In between the various couplings and gymnastic escapades, Brunker peppers the text with some very funny one-liners. When heroine Eva goes undercover in a nightclub to expose dodgy dealings she inadvertently touches P Diddy-like music producer Trappin and knows from the reaction of him and his entourage that it's as if "I had just clapped the queen on the back, or asked Mariah Carey if I could borrow her lip gloss".
Ironically, Candace Bushnell, the creator of Carrie Bradshaw and, more importantly, sexpot Samantha Jones, gives us a blush-free summer read. Summer and The City (HarperCollins, paperback, €13.99) is the second of the Carrie Diaries the prequel to the Sex and The City series, which follows the adventures of 17-year-old Carrie as she arrives in New York for the first time. The Carrie Diaries series is ostensibly written for teens but is a must-read for SATC fans of all ages as it describes how suburbanite Carrie arrives in the Big Apple, loses her virginity and details how she becomes friends with Samantha (engaged in this book), Miranda and Charlotte.
Even if you are not a teen or a die-hard fan this is still a great read and, to my mind, is as sophisticated as any of Bushnell's "adult" books and certainly as thoroughly enjoyable. Also, adults of a certain age will enjoy the subtle references to the Eighties, from shoulder pads to her description of SoHo, (now one of the most expensive areas of real-estate in the world) as "a deserted patch of run-down blocks with cobblestone streets and enormous buildings that were once factories". As is usual in Bushnell's books, the real star of the piece is New York City itself and this book is very much about Carrie falling in love with the city.
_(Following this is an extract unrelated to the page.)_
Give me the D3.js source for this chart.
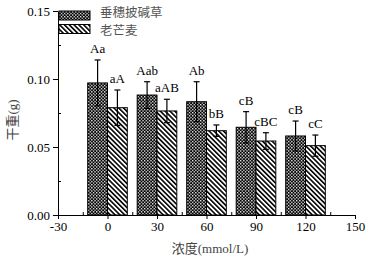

For less raunchy and more traditional holiday fiction try Melissa Hill's best-seller Something From Tiffany's (Hodder & Stoughton, paperback, €12.99), Patricia Scanlan's Love & Marriage (Bantam Press, paperback, out on July 7, €13.99) or Consequences (Hachette Books Ireland, paperback, €13.99) by Muriel Bolger. All three Irish authors are good at detailing emotional human stories. In Something From Tiffany's, two very different men go to the iconic New York store to buy two very different gifts. Ethan, a widower, purchases an engagement ring for his girlfriend Vanessa, which he intends to give her on Christmas Day. Meanwhile, cheapskate Gary gets the cheapest charm bracelet he can for his girlfriend Rachel. After an incident with a taxi, Gary and Ethan get their Tiffany bags mixed up which makes for a very surprising Christmas Day for their respective girlfriends.
Bolger's Consequences starts out with three couples and one bachelor spending a two-week holiday in Spain. The "consequences" of the title emerge when they return to Dublin, with marriages under threat, terminal illness and infidelity -- the stories of all the individuals involved intertwine and there's no shortage of drama. Family sagas and intertwined stories are familiar themes to fans of Patricia Scanlan and her latest book Love and Marriage will certainly not disappoint them. This is the third part of the trilogy which included Forgive and Forget and Happily Ever After. Set in post-crash Ireland it follows Barry and Aimee as they deal with the dramas of everyday family life.
Some people will dismiss these books as "candyfloss" or "trash". Let them. There's a time for reading Ulysses and trust me, it's not on the beach or in a rain-battered caravan. So, forget intellectual pretensions and treat yourself to a little fantasy and fizz. Your brain deserves a holiday just as much as your body.